Dr Jean Paul Birand
Le décret n° 2018-487 du 15 juin 2018, entré en vigueur le 1er juillet 2018, limitait à 80 km/h la vitesse maximale autorisée sur les routes bidirectionnelles à chaussée non séparée.
Cette décision protectrice fut particulièrement impopulaire. Aussi, en réponse à la crise des « gilets jaunes », en partie déclenchée par cette mesure, et aussi à la demande irréfléchie, voire démagogique, de l’Assemblée des départements, les députés ont donné leur feu vert, le 6 juin 2019, à un assouplissement de la vitesse maximale autorisée sur les routes secondaires. Cette responsabilité étant laissée aux départements sous conditions.
Astucieusement, le gouvernement se défausse sur les départements, pris à leur propre jeux de volonté de souveraineté, vis à vis des règles de circulation sur leurs routes. En mai 2019, l’ancien secrétaire d’État aux Transports, actuel Président de l’Assemblée des départements de France, Dominique Bussereau, avait adressé une lettre, remerciant le Premier ministre de laisser aux départements la possibilité de gérer les limitations de vitesse. Dans son courrier, il sollicitait imprudemment que les Présidents des Conseils départementaux puissent s’appuyer sur l’avis des Préfets et les services de l’État.

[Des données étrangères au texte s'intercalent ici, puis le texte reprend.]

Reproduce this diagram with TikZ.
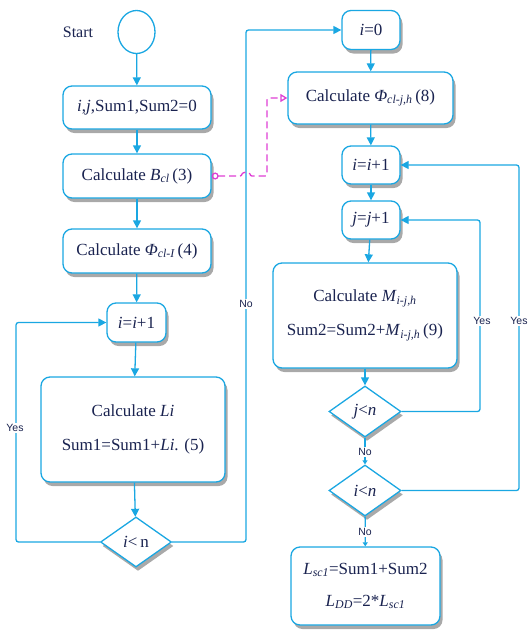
\documentclass[tikz,border=0pt]{standalone}
\usepackage{fontspec}
\setmainfont{Liberation Serif}
\setsansfont{Liberation Sans}
\usetikzlibrary{arrows.meta,shapes.geometric,shadows}
\definecolor{lblue}{HTML}{1AA7E2}
\definecolor{txt}{HTML}{1A2350}
\definecolor{mag}{HTML}{DE3FD4}
\newcommand\sbs[1]{\textsubscript{\itshape #1}}
\newcommand\bigtxt{\fontsize{17}{19}\selectfont}
\tikzset{
  box/.style={draw=lblue, line width=1.3pt, fill=white, rounded corners=9pt, inner sep=0pt,
     text=txt, align=center, font=\bigtxt,
     drop shadow={shadow xshift=2.5pt, shadow yshift=-4pt, opacity=0.45, fill=black!75}},
  dia/.style={draw=lblue, line width=1.3pt, fill=white, diamond, inner sep=0pt, aspect=1.4,
     text=txt, font=\bigtxt,
     drop shadow={shadow xshift=2pt, shadow yshift=-4pt, opacity=0.45, fill=black!75}},
  arr/.style={draw=lblue, line width=1.3pt, -{Triangle[width=8pt,length=8pt]}, rounded corners=2.5pt},
  lbl/.style={fill=white, inner sep=1.2pt, text=txt, font=\sffamily\fontsize{10.5}{12}\selectfont}
}
\begin{document}
\begin{tikzpicture}[x=1pt,y=-1pt]
\useasboundingbox (0,0) rectangle (529,630);
% left column
\node[draw=lblue, line width=1.3pt, fill=white, ellipse, minimum width=37pt, minimum height=43pt] (start) at (136.5,32) {};
\node[text=txt, font=\fontsize{16}{18}\selectfont] (startlbl) at (78,32) {Start};
\node[box, minimum width=148pt, minimum height=43pt] (init) at (137,107.5) {\textit{i},\textit{j},Sum1,Sum2=0};
\node[box, minimum width=148pt, minimum height=44pt] (bcl) at (137,176) {Calculate \textit{B}\sbs{cl}\,(3)};
\node[box, minimum width=148pt, minimum height=44pt] (phi) at (137,251) {Calculate \textit{Φ}\sbs{cl-I}\,(4)};
\node[box, minimum width=59pt, minimum height=39pt] (inc1) at (136.5,322.5) {\textit{i}=\textit{i}+1};
\node[box, minimum width=184pt, minimum height=105pt] (li) at (133,429.5) {Calculate \textit{Li}\\[15pt]Sum1=Sum1+\textit{Li}. (5)};
\node[dia, minimum width=71pt, minimum height=50pt] (d1) at (136,542) {\textit{i}<\,n};
% right column
\node[box, minimum width=58pt, minimum height=39pt] (i0) at (371,30) {\textit{i}=0};
\node[box, minimum width=165pt, minimum height=52pt] (phij) at (370.5,98) {Calculate \textit{Φ}\sbs{cl-j,h}\,(8)};
\node[box, minimum width=58pt, minimum height=38pt] (inci) at (371,165) {\textit{i}=\textit{i}+1};
\node[box, minimum width=58pt, minimum height=38pt] (incj) at (371,220) {\textit{j}=\textit{j}+1};
\node[box, minimum width=184pt, minimum height=105pt] (m) at (365,315.5) {Calculate \textit{M}\sbs{i-j,h}\\[15pt]Sum2=Sum2+\textit{M}\sbs{i-j,h}\,(9)};
\node[dia, minimum width=72pt, minimum height=51pt] (d2) at (365,411.5) {\textit{j}<\textit{n}};
\node[dia, minimum width=72pt, minimum height=51pt] (d3) at (365,490.5) {\textit{i}<\textit{n}};
\node[box, minimum width=149pt, minimum height=78pt] (fin) at (365.5,586) {\textit{L}\sbs{sc1}=Sum1+Sum2\\[13pt]\textit{L}\sbs{DD}=2*\textit{L}\sbs{sc1}};
% connectors
\draw[arr] (start) -- (init);
\draw[arr] (init) -- (bcl);
\draw[arr] (bcl) -- (phi);
\draw[arr] (phi) -- (inc1);
\draw[arr] (inc1) -- (li);
\draw[arr] (li) -- (d1);
\draw[arr] (d1.west) -- (16,542) |- (inc1.west);
\node[lbl] (yes1) at (15,428) {Yes};
\draw[arr] (d1.east) -- (246,542) |- (i0.west);
\node[lbl] (no1) at (246,304) {No};
\draw[arr] (i0) -- (phij);
\draw[arr] (phij) -- (inci);
\draw[arr] (inci) -- (incj);
\draw[arr] (incj) -- (m);
\draw[arr] (m) -- (d2);
\draw[arr, -{Triangle[width=5pt,length=4pt]}] (d2) -- (d3);
\node[lbl] (no2) at (365,452) {No};
\draw[arr, -{Triangle[width=5pt,length=4pt]}] (d3) -- (fin);
\node[lbl] (no3) at (365,532) {No};
\draw[arr] (d2.east) -- (480,411.5) |- (incj.east);
\node[lbl] (yes2) at (482,321) {Yes};
\draw[arr] (d3.east) -- (519,490.5) |- (inci.east);
\node[lbl] (yes3) at (519,321) {Yes};
% dashed magenta link
\draw[draw=mag, line width=1.3pt, dash pattern=on 7pt off 4pt, rounded corners=2pt, {Circle[open,length=7pt,width=7pt]}-{Triangle[open,length=7pt,width=8pt]}]
  (bcl.east) -- (242,176) arc[start angle=180, end angle=0, radius=4pt] -- (267,176) -- (267,98) -- (phij.west);
\end{tikzpicture}
\end{document}
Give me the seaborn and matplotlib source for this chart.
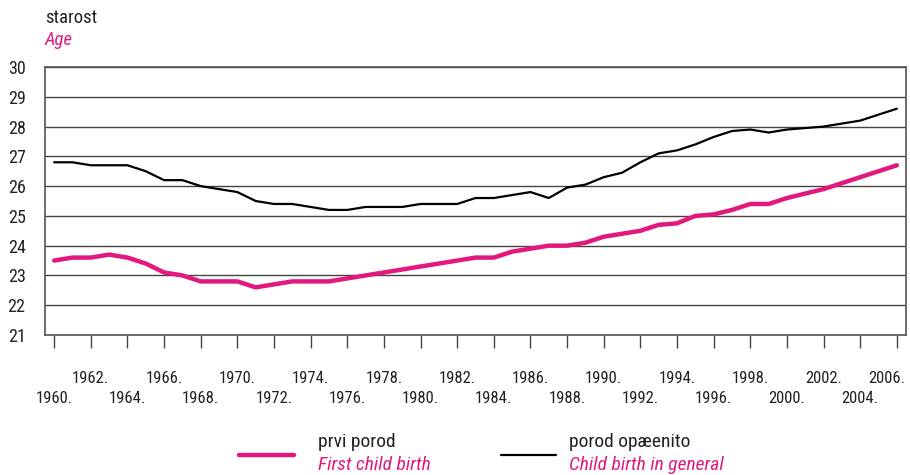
import numpy as np
import pandas as pd
import matplotlib
matplotlib.use("Agg")
import matplotlib.pyplot as plt
import matplotlib.transforms as mtransforms
import seaborn as sns
from matplotlib.lines import Line2D
from matplotlib import font_manager

# podaci: prosjecna starost majke
years = list(range(1960, 2007))
prvi_porod = [23.5, 23.6, 23.6, 23.7, 23.6, 23.4, 23.1, 23.0, 22.8, 22.8,
              22.8, 22.6, 22.7, 22.8, 22.8, 22.8, 22.9, 23.0, 23.1, 23.2,
              23.3, 23.4, 23.5, 23.6, 23.6, 23.8, 23.9, 24.0, 24.0, 24.1,
              24.3, 24.4, 24.5, 24.7, 24.75, 25.0, 25.05, 25.2, 25.4, 25.4,
              25.6, 25.75, 25.9, 26.1, 26.3, 26.5, 26.7]
porod_opcenito = [26.8, 26.8, 26.7, 26.7, 26.7, 26.5, 26.2, 26.2, 26.0, 25.9,
                  25.8, 25.5, 25.4, 25.4, 25.3, 25.2, 25.2, 25.3, 25.3, 25.3,
                  25.4, 25.4, 25.4, 25.6, 25.6, 25.7, 25.8, 25.6, 25.95, 26.05,
                  26.3, 26.45, 26.8, 27.1, 27.2, 27.4, 27.65, 27.85, 27.9, 27.8,
                  27.9, 27.95, 28.0, 28.1, 28.2, 28.4, 28.6]
top_row_years = list(range(1962, 2007, 4))
bottom_row_years = list(range(1960, 2007, 4))
y_ticks = list(range(21, 31))

pink = "#E2187F"

df = pd.DataFrame({"godina": years, "prvi": prvi_porod, "opcenito": porod_opcenito})

sns.set_style("white")
# uski font ako postoji
installed = {f.name for f in font_manager.fontManager.ttflist}
narrow = [n for n in ["Liberation Sans Narrow", "Arial Narrow", "Roboto Condensed",
                      "DejaVu Sans Condensed"] if n in installed]
plt.rcParams['font.family'] = narrow + ['DejaVu Sans']
plt.rcParams['font.stretch'] = 'condensed'

fig = plt.figure(figsize=(9.1, 4.75), dpi=100)
ax = fig.add_axes([45 / 910, 1 - 335 / 475, 861 / 910, 268 / 475])

sns.lineplot(data=df, x="godina", y="opcenito", color="black", lw=1.6, ax=ax)
sns.lineplot(data=df, x="godina", y="prvi", color=pink, lw=3.2, ax=ax)

ax.set_xlim(1959.5, 2006.5)
ax.set_ylim(21, 30)
ax.set_yticks(y_ticks)
ax.set_yticklabels([str(v) for v in y_ticks], fontsize=13, color="#222222")
ax.grid(axis="y", color="#444444", lw=1.0)
ax.set_axisbelow(True)
ax.tick_params(axis="y", length=0, pad=14)

ax.set_xticks(top_row_years)
ax.set_xticklabels([f"{y}." for y in top_row_years], fontsize=12, color="#222222")
ax.set_xticks(bottom_row_years, minor=True)
ax.set_xticklabels([f"{y}." for y in bottom_row_years], minor=True, fontsize=12,
                   color="#222222")
ax.tick_params(axis="x", which="both", direction="out", length=9, width=1.0,
               color="#444444", bottom=True)
ax.tick_params(axis="x", which="major", pad=17)
ax.tick_params(axis="x", which="minor", pad=31)
# zadnja oznaka malo ulijevo da stane
last = ax.get_xticklabels()[-1]
last.set_transform(last.get_transform() +
                   mtransforms.ScaledTranslation(-7 / 72, 0, fig.dpi_scale_trans))
ax.set_xlabel("")
ax.set_ylabel("")
for s in ax.spines.values():
    s.set_color("#555555")
    s.set_linewidth(1.2)

fig.text(45 / 910, 1 - 18 / 475, "starost", fontsize=13.5, color="#222222", va="center")
fig.text(45 / 910, 1 - 40 / 475, "Age", fontsize=13.5, color=pink, style="italic", va="center")

# legenda
fig.add_artist(Line2D([239 / 910, 294 / 910], [1 - 455 / 475] * 2, color=pink, lw=3.2))
fig.add_artist(Line2D([501 / 910, 556 / 910], [1 - 455 / 475] * 2, color="black", lw=1.6))
fig.text(318 / 910, 1 - 442 / 475, "prvi porod", fontsize=14, color="#222222", va="center")
fig.text(318 / 910, 1 - 465 / 475, "First child birth", fontsize=14, color=pink,
         style="italic", va="center")
fig.text(569 / 910, 1 - 442 / 475, "porod opæenito", fontsize=14, color="#222222", va="center")
fig.text(569 / 910, 1 - 465 / 475, "Child birth in general", fontsize=14, color=pink,
         style="italic", va="center")

fig.savefig("out.png", dpi=100)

Le voici exaucé mais piégé au nom de la sécurité. Sous la responsabilité des présidents des Conseils départementaux et en lien avec les préfectures, les aménagements de la vitesse ne seront possibles que sur certains tronçons de routes. La décision d’un retour aux 90 km/h devra être obligatoirement accompagnée par un chiffrage de l’accidentologie sur les routes départementales concernées. De nouvelles recommandations techniques précises ont été éditées en juillet par le Comité national de sécurité routière . De plus, les préfets de départements ont reçu une directive contraignante qui devrait ralentir les ardeurs et les fanfaronnades des partisans du retour aux 90 km/h . En fait, c’est un marché de dupes et les présidents des Conseils départementaux n’ont obtenu qu’une possibilité très limitée de dérogation, à moins d’engager leurs responsabilités devant les tribunaux, lors de certains accidents…
L’impact de la vitesse maximale autorisée (VMA) sur les accidents de la voie publique est complexe à étudier précisément. Il dépend de l’état des réseaux routiers, des comportements, de la politique de contrôle, des niveaux de trafic, de la météo, etc. Néanmoins, quelque soit le département, les routes à double sens, sans séparateur central et hors agglomération, enregistrent une proportion de morts et d’accidents graves bien supérieure à tous les autres voies de circulation . La vitesse en est la première cause. Les Présidents des Conseils départementaux ne devront pas l’oublier avant de faire leurs choix…
C’est une décision politique habile et avisée d’avoir assoupli la loi de limitation de vitesse incomprise et injustement rejetée. C’est une exigence sage et responsable de vouloir des garanties afin d’assurer le plus haut niveau de sécurité routière possible sur le réseau le plus meurtrier de France.